La première conférence de Durban avait été le théâtre de controverses du même type. Les Etats-Unis et Israël avaient claqué la porte avant la fin, hostiles à un avant-projet de déclaration qui critiquait l’Etat hébreu et assimilait le sionisme à du racisme. Ces deux éléments ne figuraient pas dans le communiqué final, qui s’était contenté d’évoquer la “détresse des Palestiniens” et le droit d’Israël à la sécurité. Le projet de déclaration de Durban II ne mentionne pas nommément Israël, mais conserve la référence à la “détresse des Palestiniens”.

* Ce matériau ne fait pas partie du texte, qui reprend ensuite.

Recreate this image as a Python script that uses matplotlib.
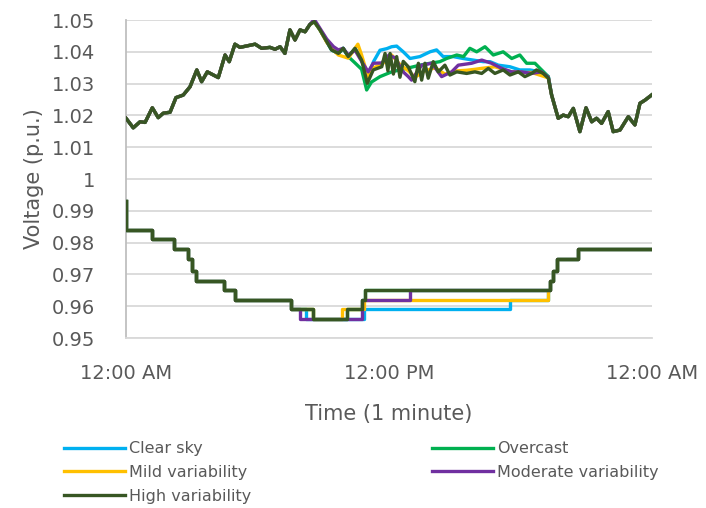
import numpy as np
import matplotlib.pyplot as plt

high_t = [0.00, 0.33, 0.64, 0.87, 1.20, 1.47, 1.70, 2.01, 2.28, 2.61, 2.92, 3.23, 3.45,
          3.71, 4.21, 4.52, 4.71, 4.97, 5.20, 5.89, 6.19, 6.57, 6.80, 7.03, 7.25, 7.48,
          7.71, 7.94, 8.17, 8.39, 8.59, 8.85, 9.16, 9.38, 9.69, 9.91, 10.14, 10.45, 10.75,
          11.01, 11.28, 11.67, 11.82, 11.95, 12.05, 12.20, 12.35, 12.50, 12.65, 12.88,
          13.18, 13.34, 13.49, 13.64, 13.79, 14.02, 14.25, 14.55, 14.78, 15.09, 15.54,
          15.92, 16.23, 16.53, 16.83, 17.21, 17.52, 17.90, 18.20, 18.51, 18.73, 19.04,
          19.27, 19.42, 19.72, 19.95, 20.18, 20.41, 20.71, 20.99, 21.25, 21.47, 21.70,
          22.00, 22.23, 22.54, 22.92, 23.22, 23.45, 23.68, 23.98]
high_v = [1.0191, 1.0161, 1.0180, 1.0178, 1.0224, 1.0193, 1.0207, 1.0210, 1.0256, 1.0264,
          1.0290, 1.0343, 1.0306, 1.0337, 1.0319, 1.0390, 1.0369, 1.0424, 1.0414, 1.0424,
          1.0411, 1.0414, 1.0408, 1.0416, 1.0395, 1.0469, 1.0437, 1.0469, 1.0463, 1.0486,
          1.0495, 1.0469, 1.0432, 1.0406, 1.0395, 1.0411, 1.0385, 1.0411, 1.0374, 1.0301,
          1.0343, 1.0353, 1.0395, 1.0340, 1.0395, 1.0330, 1.0385, 1.0320, 1.0370, 1.0353,
          1.0306, 1.0364, 1.0311, 1.0364, 1.0317, 1.0369, 1.0337, 1.0358, 1.0327, 1.0337,
          1.0332, 1.0337, 1.0332, 1.0348, 1.0332, 1.0343, 1.0327, 1.0337, 1.0322, 1.0332,
          1.0343, 1.0332, 1.0317, 1.0264, 1.0191, 1.0201, 1.0196, 1.0222, 1.0149, 1.0224,
          1.0180, 1.0191, 1.0175, 1.0212, 1.0149, 1.0154, 1.0196, 1.0170, 1.0238, 1.0248,
          1.0264]

# afternoon parts where the other profiles leave the high-variability curve
clear_t = [10.75, 11.00, 11.30, 11.59, 11.90, 12.12, 12.35, 12.65, 12.96, 13.41, 13.87,
           14.17, 14.47, 14.93, 15.38, 15.84, 16.30, 16.61, 16.99, 17.52, 17.97, 18.43,
           18.89, 19.27]
clear_v = [1.0374, 1.0320, 1.0370, 1.0405, 1.0410, 1.0416, 1.0418, 1.0400, 1.0379, 1.0385,
           1.0400, 1.0406, 1.0385, 1.0385, 1.0379, 1.0374, 1.0369, 1.0369, 1.0358, 1.0353,
           1.0343, 1.0343, 1.0337, 1.0322]
over_t = [10.14, 10.45, 10.75, 10.98, 11.20, 11.59, 12.12, 12.81, 13.41, 13.87, 14.32,
          14.63, 15.09, 15.40, 15.69, 16.00, 16.38, 16.76, 17.21, 17.60, 17.97, 18.28,
          18.66, 18.89, 19.27]
over_v = [1.0385, 1.0365, 1.0345, 1.0280, 1.0305, 1.0322, 1.0337, 1.0348, 1.0358, 1.0364,
          1.0369, 1.0379, 1.0390, 1.0385, 1.0411, 1.0400, 1.0416, 1.0390, 1.0400, 1.0379,
          1.0390, 1.0364, 1.0364, 1.0348, 1.0322]
mild_t = [9.16, 9.47, 9.69, 10.14, 10.58, 10.75, 11.05, 11.30, 11.67, 12.12, 12.50, 12.88,
          13.18, 13.64, 14.10, 14.55, 15.09, 15.54, 15.92, 16.23, 16.83, 17.21, 17.52,
          18.05, 18.51, 19.27]
mild_v = [1.0430, 1.0405, 1.0390, 1.0380, 1.0424, 1.0390, 1.0320, 1.0350, 1.0360, 1.0390,
          1.0360, 1.0340, 1.0320, 1.0340, 1.0350, 1.0330, 1.0340, 1.0342, 1.0345, 1.0348,
          1.0353, 1.0345, 1.0338, 1.0335, 1.0335, 1.0318]
mod_t = [8.59, 9.16, 9.47, 9.69, 9.91, 10.14, 10.45, 10.75, 11.05, 11.28, 11.67, 12.00,
         12.30, 12.60, 12.88, 13.03, 13.49, 13.95, 14.40, 14.86, 15.16, 15.77, 16.23,
         16.68, 17.14, 17.60, 18.05, 18.51, 18.96, 19.27]
mod_v = [1.0502, 1.0440, 1.0416, 1.0406, 1.0411, 1.0390, 1.0405, 1.0370, 1.0337, 1.0364,
         1.0365, 1.0390, 1.0380, 1.0340, 1.0322, 1.0311, 1.0358, 1.0364, 1.0322, 1.0337,
         1.0358, 1.0364, 1.0374, 1.0364, 1.0348, 1.0337, 1.0337, 1.0332, 1.0337, 1.0320]

# lower profile, step changes (hour, new level)
low_high_t = [0.00, 0.02, 1.17, 2.19, 2.84, 3.01, 3.21, 4.47, 4.95, 7.52, 8.53, 10.08,
              10.77, 10.90, 19.34, 19.49, 19.65, 20.63, 24.00]
low_high_v = [0.993, 0.984, 0.981, 0.978, 0.975, 0.971, 0.968, 0.965, 0.962, 0.959, 0.956,
              0.959, 0.962, 0.965, 0.968, 0.971, 0.975, 0.978, 0.978]
low_clear_t = [8.21, 10.86, 17.52, 19.25]
low_clear_v = [0.956, 0.959, 0.962, 0.965]
low_mild_t = [8.53, 9.85, 10.84, 19.25]
low_mild_v = [0.956, 0.959, 0.962, 0.965]
low_mod_t = [7.94, 10.77, 12.96]
low_mod_v = [0.956, 0.962, 0.965]

names = ['Clear sky', 'Overcast', 'Mild variability', 'Moderate variability', 'High variability']
colors = ['#00B0F0', '#00B050', '#FFC000', '#7030A0', '#375623']


def splice(bt, bv, ot, ov, step=False):
    bt = np.array(bt)
    bv = np.array(bv)
    head = bt < ot[0]
    if step:
        tail = bt >= 19.34
    else:
        tail = bt > ot[-1]
    t = np.concatenate([bt[head], ot, bt[tail]])
    v = np.concatenate([bv[head], ov, bv[tail]])
    return t, v


upper = [splice(high_t, high_v, clear_t, clear_v),
         splice(high_t, high_v, over_t, over_v),
         splice(high_t, high_v, mild_t, mild_v),
         splice(high_t, high_v, mod_t, mod_v),
         (high_t, high_v)]
lower = [splice(low_high_t, low_high_v, low_clear_t, low_clear_v, step=True),
         (low_high_t, low_high_v),
         splice(low_high_t, low_high_v, low_mild_t, low_mild_v, step=True),
         splice(low_high_t, low_high_v, low_mod_t, low_mod_v, step=True),
         (low_high_t, low_high_v)]

txt = '#595959'
plt.rcParams['font.family'] = 'DejaVu Sans'
fig = plt.figure(figsize=(7.06, 5.08), dpi=100)
ax = fig.add_axes([0.1785, 0.3346, 0.745, 0.626])

lw = 2.4
handles = []
for i in range(5):
    h, = ax.plot(upper[i][0], upper[i][1], color=colors[i], lw=lw,
                 solid_joinstyle='round', label=names[i], zorder=3 + i)
    ax.plot(lower[i][0], lower[i][1], color=colors[i], lw=lw,
            drawstyle='steps-post', zorder=3 + i)
    handles.append(h)

ax.set_xlim(0, 24)
ax.set_ylim(0.95, 1.05)
ax.set_yticks(np.arange(0.95, 1.0501, 0.01))
ax.set_yticklabels(['0.95', '0.96', '0.97', '0.98', '0.99', '1',
                    '1.01', '1.02', '1.03', '1.04', '1.05'])
ax.set_xticks([0, 12, 24])
ax.set_xticklabels(['12:00 AM', '12:00 PM', '12:00 AM'])
ax.grid(axis='y', color='#D9D9D9', lw=1.3)
ax.set_axisbelow(True)
for s in ['top', 'right']:
    ax.spines[s].set_visible(False)
ax.spines['left'].set_color('#BFBFBF')
ax.spines['bottom'].set_color('#D9D9D9')
ax.spines['left'].set_linewidth(1.3)
ax.spines['bottom'].set_linewidth(1.3)
ax.tick_params(length=0, labelsize=14, colors=txt)
ax.tick_params(axis='x', pad=19)
ax.tick_params(axis='y', pad=22)
ax.set_xlabel('Time (1 minute)', fontsize=15, color=txt, labelpad=15)
ax.set_ylabel('Voltage (p.u.)', fontsize=15, color=txt, labelpad=6)

kw = dict(frameon=False, fontsize=11.5, handlelength=3.8, handletextpad=0.25,
          labelspacing=0.55, labelcolor=txt, borderaxespad=0,
          loc='upper left')
leg1 = fig.legend([handles[0], handles[2], handles[4]],
                  [names[0], names[2], names[4]],
                  bbox_to_anchor=(0.082, 0.144), **kw)
leg2 = fig.legend([handles[1], handles[3]], [names[1], names[3]],
                  bbox_to_anchor=(0.603, 0.144), **kw)

fig.savefig('out.png', dpi=100)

De plus, pour de nombreux pays, le concept de “diffamation de la religion” équivaudrait à une interdiction de critiquer l’islam et représenterait, de fait, une limitation de la liberté d’expression. Les références directes à la “diffamation de religion” et à Israël ont toutefois été abandonnées le mois dernier lors des débats préparatoires, mais elles pourraient réapparaître dans le document final, à moins qu’un consensus ne soit trouvé entre toutes les parties.
Après avoir laissé planer le doute sur leur présence, les Etats-Unis ont annoncé samedi qu’ils ne se rendraient pas à Genève. Dimanche, Barack Obama a expliqué que le projet de communiqué final risquait de répéter Durban I, où “les gens ont exprimé un antagonisme envers Israël d’une manière qui a souvent été complètement hypocrite et contre-productive”.
La haute commissaire des Nations unies pour les droits de l’Homme Navi Pillay, qui présidera la conférence Durban II, s’est déclaré “choquée et profondément déçue” par la décision de Washington.
Le pape Benoît XVI a, quant à lui, salué la tenue de la conférence, disant espérer que les participants travaillent “avec un esprit de dialogue et d’acceptation réciproque, pour mettre fin à toutes les formes de racisme, de discrimination et d’intolérance”.